Thai monks always remind me of Discworld wizards, vaguely comical, and either morbidly obese or so body-horror sinewy you wonder whether their organs are still on the inside.
“My dear, you have black dress?” My heart sank. Nina’s English can be a little cryptic at times. She couldn’t mean did I have a black dress; was she inquiring whether I was clairvoyant enough to know she needed hers? I really wasn’t in the mood for code-breaking. The night, it seemed, obliged us to attend a stranger’s funeral. I hastily donned black shirt and trouser, tried to inhibit my cynicism and dutifully fought my way out into the oven hot Thai night.
I was to be the token foreigner at the funeral. There was the predictable laugh and joke at my expense when I got to the COVID-19 checkpoint: the bald farang should put antibac on his head! Boing! Silly comedy noise on the soundtrack. Smile. Pretend to be amused and laugh along. I had to bend down so the lady with the temperature scanner could reach the side of my head. I climbed over the mountain of shoes in the doorway that offended my health and safety spider-sense and went inside.
Buddhist temples at night are the oddest places, cheap red garden chairs abound, structural columns painted a faux gold and plastic Buddhas all illuminated by stark white strip lights. No mood lights, no atmosphere just bold naked white lights. Floral tributes to the deceased stood in front of small shrine behind which were several unboxed Beko refrigerators. Music played via a USB plugged into DVD player plugged into a Heath Robinson assemblage of wooden boards and frayed cables covered in decades of grime and dust. Everything was open to the air and there were as many stray dogs present as mourners.
We waited for some time for an even number of monks to arrive; they sat on a raised dais after performing some half-arsed supplications to a lunchbox-quality Buddha image. Thai monks always remind me of Discworld wizards, vaguely comical, and either morbidly obese or so body-horror sinewy you wonder whether their organs are still on the inside. The most rotund had a fold-back clip holding his robes in place. The windows behind them were covered by a hanging carpet and several pink children’s blankets. The call and response chanting began, which was oddly relaxing apart from the distortion everytime the lead monk rocked too close to the microphone. Everybody made the Wai and got into their spiritual groove.
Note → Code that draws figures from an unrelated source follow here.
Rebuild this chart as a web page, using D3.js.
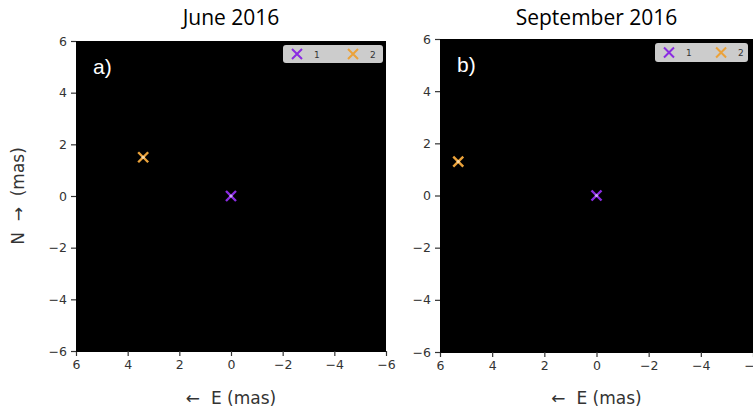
<!DOCTYPE html>
<html><head><meta charset="utf-8">
<script src="https://cdn.jsdelivr.net/npm/d3@7"></script>
<style>body{margin:0;background:#fff}svg{display:block}</style>
</head><body>
<svg id="c" width="753" height="413"></svg>
<script>
const panelTitles = ["June 2016", "September 2016"];
const panelLetters = ["a)", "b)"];
const seriesNames = ["1", "2"];
const seriesColors = ["#8a2be2", "#eba23a"];
const juneE = [0, 3.4];
const juneN = [0, 1.5];
const septE = [0, 5.3];
const septN = [0, 1.3];
const tickValues = [6, 4, 2, 0, -2, -4, -6];
const xLabel = "\u2190  E (mas)";
const yLabel = "N  \u2192  (mas)";

const svg = d3.select("#c");
const panels = [
  {x0: 76, x1: 386, y0: 41, y1: 351, e: juneE, n: juneN, leg: [283, 45, 100, 18]},
  {x0: 440, x1: 753, y0: 39, y1: 352, e: septE, n: septN, leg: [655, 43, 93, 19]}
];
const fmt = v => (v < 0 ? "\u2212" + Math.abs(v) : String(v));

function xMark(g, cx, cy, r, color, w) {
  g.append("path")
    .attr("d", `M${cx - r},${cy - r}L${cx + r},${cy + r}M${cx - r},${cy + r}L${cx + r},${cy - r}`)
    .attr("stroke", color).attr("stroke-width", w).attr("fill", "none");
}

panels.forEach((p, i) => {
  const x = d3.scaleLinear().domain([6, -6]).range([p.x0, p.x1]);
  const y = d3.scaleLinear().domain([-6, 6]).range([p.y1, p.y0]);
  const g = svg.append("g");
  g.append("rect").attr("x", p.x0).attr("y", p.y0)
    .attr("width", p.x1 - p.x0).attr("height", p.y1 - p.y0).attr("fill", "#000");

  const xa = g.append("g").attr("transform", `translate(0,${p.y1})`)
    .call(d3.axisBottom(x).tickValues(tickValues).tickFormat(fmt).tickSize(5).tickPadding(4));
  const ya = g.append("g").attr("transform", `translate(${p.x0},0)`)
    .call(d3.axisLeft(y).tickValues(tickValues).tickFormat(fmt).tickSize(5).tickPadding(4));
  [xa, ya].forEach(a => {
    a.select(".domain").attr("stroke", "#000");
    a.selectAll(".tick line").attr("stroke", "#333").attr("stroke-width", 1.2);
    a.selectAll("text").attr("fill", "#333").style("font-family", "DejaVu Sans").style("font-size", "12.5px");
  });

  g.append("text").attr("x", (p.x0 + p.x1) / 2).attr("y", 25).attr("text-anchor", "middle")
    .style("font-family", "Open Sans").style("font-size", "21px").attr("fill", "#000")
    .text(panelTitles[i]);
  g.append("text").attr("x", (p.x0 + p.x1) / 2).attr("y", 404).attr("text-anchor", "middle")
    .style("font-family", "DejaVu Sans").style("font-size", "17px").attr("fill", "#333")
    .style("white-space", "pre").text(xLabel);
  g.append("text").attr("x", p.x0 + 17).attr("y", p.y0 + 33)
    .style("font-family", "Liberation Sans").style("font-size", "21px").attr("fill", "#fff")
    .text(panelLetters[i]);

  // points
  p.e.forEach((ev, k) => {
    const cx = x(ev), cy = y(p.n[k]);
    xMark(g, cx, cy, 5, seriesColors[k], 2.4);
    g.append("circle").attr("cx", cx).attr("cy", cy).attr("r", 1.6)
      .attr("fill", k === 0 ? "#c9a8f0" : "#f7d9a8");
  });

  // legend
  const [lx, ly, lw, lh] = p.leg;
  g.append("rect").attr("x", lx).attr("y", ly).attr("width", lw).attr("height", lh)
    .attr("rx", 3).attr("fill", "#cccccc");
  const step = lw * 0.56;
  seriesNames.forEach((s, k) => {
    const mx = lx + 14 + k * step, my = ly + lh / 2;
    xMark(g, mx, my, 5, seriesColors[k], 2);
    g.append("text").attr("x", mx + 17).attr("y", my + 3.5)
      .style("font-family", "DejaVu Sans").style("font-size", "9px").attr("fill", "#333")
      .text(s);
  });
});

svg.append("text").attr("transform", "translate(24,196) rotate(-90)").attr("text-anchor", "middle")
  .style("font-family", "DejaVu Sans").style("font-size", "17px").attr("fill", "#333")
  .style("white-space", "pre").text(yLabel);
</script>
</body></html>
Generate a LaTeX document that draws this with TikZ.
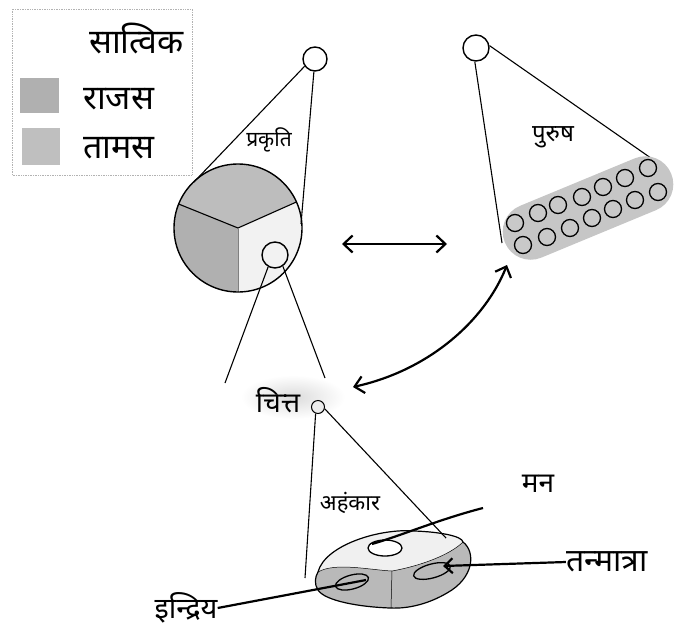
\documentclass[tikz,border=0pt]{standalone}
\usepackage{fontspec}
\newfontfamily\dev[Script=Devanagari]{Noto Sans}
\usetikzlibrary{arrows.meta}
\begin{document}
\begin{tikzpicture}[x=1pt,y=-1pt,
  thinline/.style={line width=1.1pt},
  thickline/.style={line width=2.2pt},
  ring/.style={circle,draw,line width=1.4pt,inner sep=0pt},
  lbl/.style={font=\dev\fontsize{#1}{#1}\selectfont, inner sep=0pt},
  dbl/.style={line width=2.2pt,{Straight Barb[length=9pt,width=17pt]}-{Straight Barb[length=9pt,width=17pt]}},
]
\useasboundingbox (0,0) rectangle (685,627);

% ---------------- legend
\draw[gray!60, densely dotted, line width=0.7pt] (12,9) rectangle (192,175);
\fill[gray!62] (20,78) rectangle (59,113);
\fill[gray!50] (22,128) rectangle (60,165);
\node[lbl=34, anchor=west] (sat) at (89,39) {सात्विक};
\node[lbl=34, anchor=west] (raj) at (83,99) {राजस};
\node[lbl=34, anchor=west] (tam) at (83,148) {तामस};

% ---------------- prakriti
\coordinate (pc) at (238,228);
\fill[gray!52] (pc) -- ++(-24:64) arc[start angle=-24,end angle=-158,radius=64] -- cycle;
\fill[gray!62] (pc) -- ++(-158:64) arc[start angle=-158,end angle=-270,radius=64] -- cycle;
\fill[gray!10] (pc) -- ++(90:64) arc[start angle=90,end angle=-24,radius=64] -- cycle;
\draw[thinline] (pc) -- ++(-158:64) (pc) -- ++(-24:64);
\draw[line width=0.5pt, gray] (pc) -- ++(90:64);
\draw[line width=1.4pt] (pc) circle[radius=64];
\node[ring, fill=white, minimum size=24pt] (pk) at (315,59) {};
\node[ring, fill=gray!10, minimum size=26pt] (pk2) at (275,255) {};
\coordinate (pkl) at (194,182);
\coordinate (pkr) at (301,224);
\draw[thinline] (pk.215) -- (pkl);
\draw[thinline] (pk.265) -- (pkr);
\node[lbl=21] (prak) at (269,140) {प्रकृति};
\coordinate (cl) at (225,383);
\coordinate (cr) at (325,378);
\draw[thinline] (pk2.240) -- (cl);
\draw[thinline] (pk2.305) -- (cr);

% ---------------- purusha
\node[ring, fill=white, minimum size=26pt] (pu) at (476,48) {};
\coordinate (pul) at (502,243);
\coordinate (pur) at (658,163);
\draw[thinline] (pu.265) -- (pul);
\draw[thinline] (pu.10) -- (pur);
\node[lbl=24] (puru) at (553,137) {पुरुष};
\begin{scope}[shift={(588,208)}, rotate=22.5]
  \fill[gray!45, rounded corners=27.9pt] (-90,-28) rectangle (90,28);
\end{scope}
\foreach \p in {(515,223),(538,213),(558,205),(582,197),(603,187),(625,178),(648,168),
                (523,245),(547,237),(570,228),(592,218),(613,209),(635,200),(658,192)}
  \draw[line width=1.3pt, fill=gray!42] \p circle[radius=8.5];

% ---------------- arrows
\coordinate (ha) at (342,244);
\coordinate (hb) at (447,244);
\draw[dbl] (ha) -- (hb);

% ---------------- chitta
\shade[inner color=gray!28, outer color=white] (293,397) ellipse (52 and 22);
\node[lbl=28] (chit) at (278,400) {चित्त};
\node[ring, line width=1pt, fill=gray!15, minimum size=13pt] (cc) at (318,407) {};
\coordinate (ca) at (353,387);
\coordinate (cb) at (507,265);
\draw[dbl] (ca) .. controls (430,370) and (485,320) .. (cb);

% ---------------- ahankara disk
\coordinate (al) at (305,578);
\coordinate (ar) at (446,538);
\def\topface{(318,572) .. controls (325,545) and (380,528) .. (415,531)
  .. controls (440,532) and (462,536) .. (463,542)}
\fill[gray!55] \topface .. controls (476,552) and (474,578) .. (447,593)
  .. controls (430,603) and (410,609) .. (390,608)
  .. controls (360,607) and (325,601) .. (318,590)
  .. controls (314,584) and (315,577) .. (318,572) -- cycle;
\fill[gray!12] \topface .. controls (450,555) and (420,566) .. (392,571)
  .. controls (370,570) and (335,562) .. (318,572) -- cycle;
\draw[line width=1.2pt] \topface .. controls (476,552) and (474,578) .. (447,593)
  .. controls (430,603) and (410,609) .. (390,608)
  .. controls (360,607) and (325,601) .. (318,590)
  .. controls (314,584) and (315,577) .. (318,572) -- cycle;
\draw[line width=0.5pt] (463,542) .. controls (450,555) and (420,566) .. (392,571)
  .. controls (370,570) and (335,562) .. (318,572);
\draw[line width=0.5pt] (392,571) -- (391,608);
\draw[line width=1.3pt, fill=white] (385,548) ellipse (17 and 8);
\draw[line width=1.3pt, fill=gray!55, rotate around={15:(352,582)}] (352,582) ellipse (17 and 7);
\draw[line width=1.3pt, fill=gray!55, rotate around={15:(432,571)}] (432,571) ellipse (19 and 7);
\draw[thinline] (cc.250) -- (al);
\draw[thinline] (cc.345) -- (ar);
\node[lbl=22] (ahan) at (350,503) {अहंकार};

% ---------------- labels of the disk
\node[lbl=28] (man) at (538,484) {मन};
\node[lbl=32] (tanm) at (607,562) {तन्मात्रा};
\node[lbl=29] (indr) at (186,608) {इन्द्रिय};
\coordinate (manl) at (483,508);
\coordinate (manh) at (372,544);
\coordinate (tanh) at (443,566);
\coordinate (indh) at (366,580);
\draw[thickline] (manl) .. controls (440,519) and (400,536) .. (manh);
\draw[thickline, -{Straight Barb[length=8pt,width=15pt]}] (tanm.west) -- (tanh);
\draw[thickline] (indr.east) -- (indh);
\end{tikzpicture}
\end{document}
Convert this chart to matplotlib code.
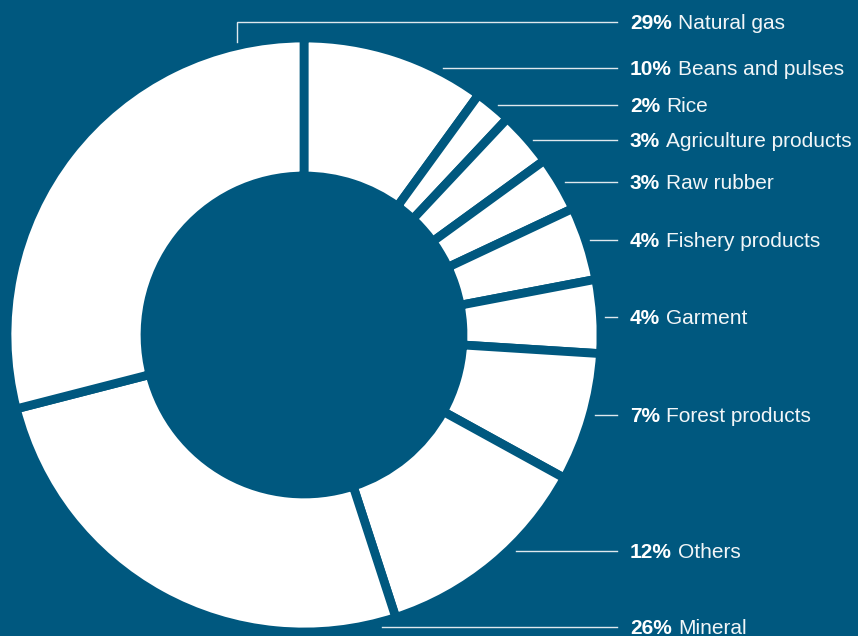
import matplotlib
matplotlib.use("Agg")
import matplotlib.pyplot as plt

# ---- data ----
categories = ["Beans and pulses", "Rice", "Agriculture products", "Raw rubber",
              "Fishery products", "Garment", "Forest products", "Others",
              "Mineral", "Natural gas"]
shares = [10, 2, 3, 3, 4, 4, 7, 12, 26, 29]

# label order (top to bottom on the right)
label_order = ["Natural gas", "Beans and pulses", "Rice", "Agriculture products",
               "Raw rubber", "Fishery products", "Garment", "Forest products",
               "Others", "Mineral"]

# ---- layout (pixel coords, image y downwards) ----
W, H = 858, 636
BG = "#00587f"
cx, cy = 304, 335
R_out, R_in = 297, 159
gap_lw = 6.3
label_y = [22, 68, 105, 140, 182, 240, 317, 415, 551, 627]
line_x0 = [237, 443, 498, 533, 565, 590, 605, 595, 516, 382]
line_x1 = 617
text_x = 630
elbow_y = 42  # natural gas leader goes down to donut edge
FS = 15

fig = plt.figure(figsize=(W / 100, H / 100), dpi=100, facecolor=BG)
ax = fig.add_axes([0, 0, 1, 1])
ax.set_facecolor(BG)

ax.pie(shares, startangle=90, counterclock=False, radius=R_out,
       center=(cx, H - cy), colors=["white"] * len(shares),
       wedgeprops=dict(width=R_out - R_in, edgecolor=BG, linewidth=gap_lw),
       frame=True)
ax.set_xlim(0, W)
ax.set_ylim(0, H)
ax.set_aspect("equal", adjustable="box")
ax.axis("off")

line_col = "#dfe8ee"
fig.canvas.draw()
renderer = fig.canvas.get_renderer()
inv = ax.transData.inverted()

for i, name in enumerate(label_order):
    y = H - label_y[i]
    x0 = line_x0[i]
    if name == "Natural gas":
        ax.plot([x0, x0, line_x1], [H - elbow_y, y, y], color=line_col, lw=1.0,
                solid_joinstyle="miter")
    else:
        ax.plot([x0, line_x1], [y, y], color=line_col, lw=1.0)
    pct = shares[categories.index(name)]
    ty = y - 1.5
    t = ax.text(text_x, ty, f"{pct}%", color="white", fontsize=FS,
                fontweight="bold", family="Liberation Sans", va="center",
                ha="left")
    bb = t.get_window_extent(renderer=renderer)
    x_end = inv.transform((bb.x1, bb.y0))[0]
    ax.text(x_end + 6, ty, name, color="#f2f6f8", fontsize=FS,
            family="Liberation Sans", va="center", ha="left")

fig.savefig("out.png", dpi=100, facecolor=BG)
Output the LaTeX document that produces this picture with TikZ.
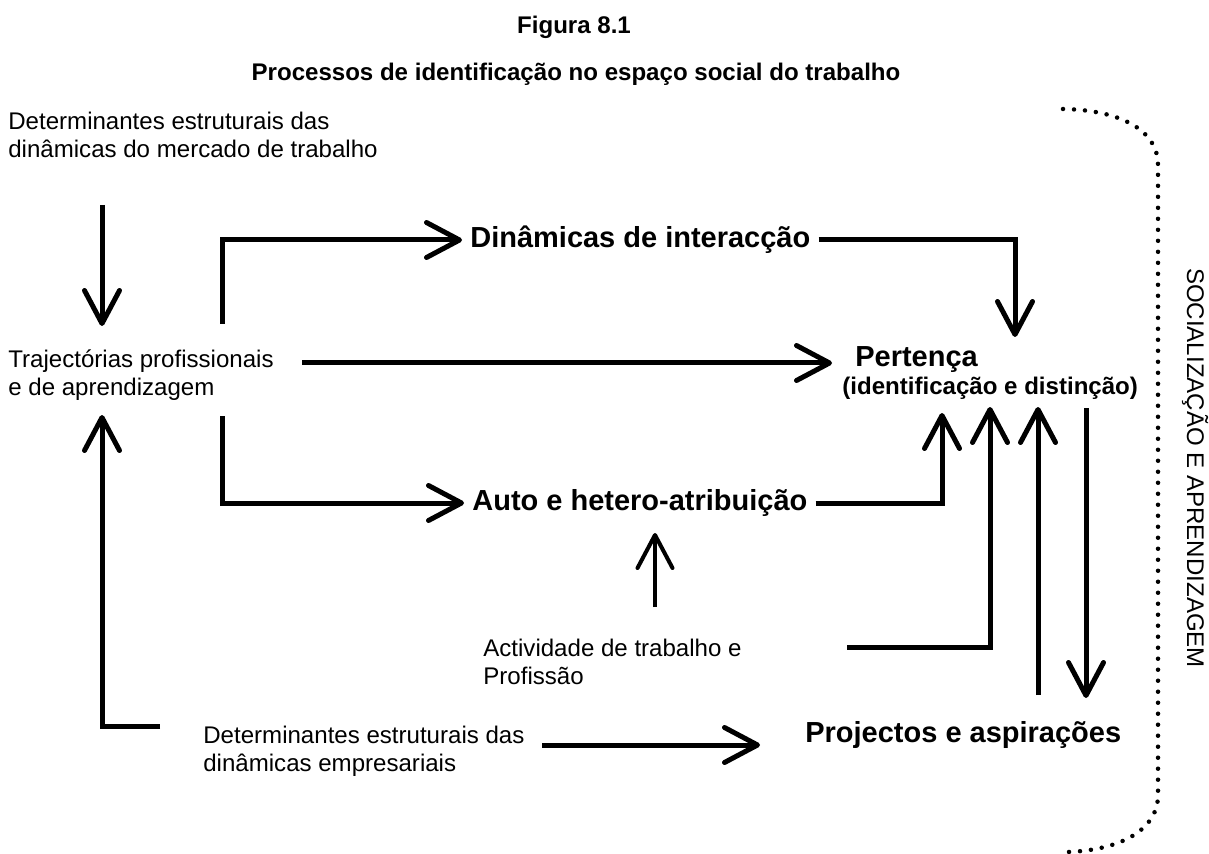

The deceased’s family sat on heavy wooden chairs in front of the monks through the first set of chanting. The monks held what looked like ceremonial fly swotters in front of their faces. As the number of voices in the spiritual chorus raised to four, ceremonial offerings were placed in front of the monks and four family members got on their hands and knees in devotion. In contrast to the Hindu cremation Nina and I had spectated at in Kathmandu, there was no wailing, no gnashing of teeth and no deathly pallid hands sticking out comically from under shrouds. The whole event took at most twenty minutes and was conducted with the sort of stiff upper lip reserve my Englishness approves of. Nina said the ceremony was cut short due to the lateness of the hour.
Feeling that this anti-climax lacked the grandeur an anonymous cancer victim deserved, I stood back while the departing mourners, Nina and her work colleagues, took selfies and group photos. The deceased raised no objection to this accounting of his life totalling only a co-worker’s status update. The futility of life, social media and cancer fully-measured, the living went for KFC.
May your death go viral.
Hysterically funny! Decent piece of writing, dude!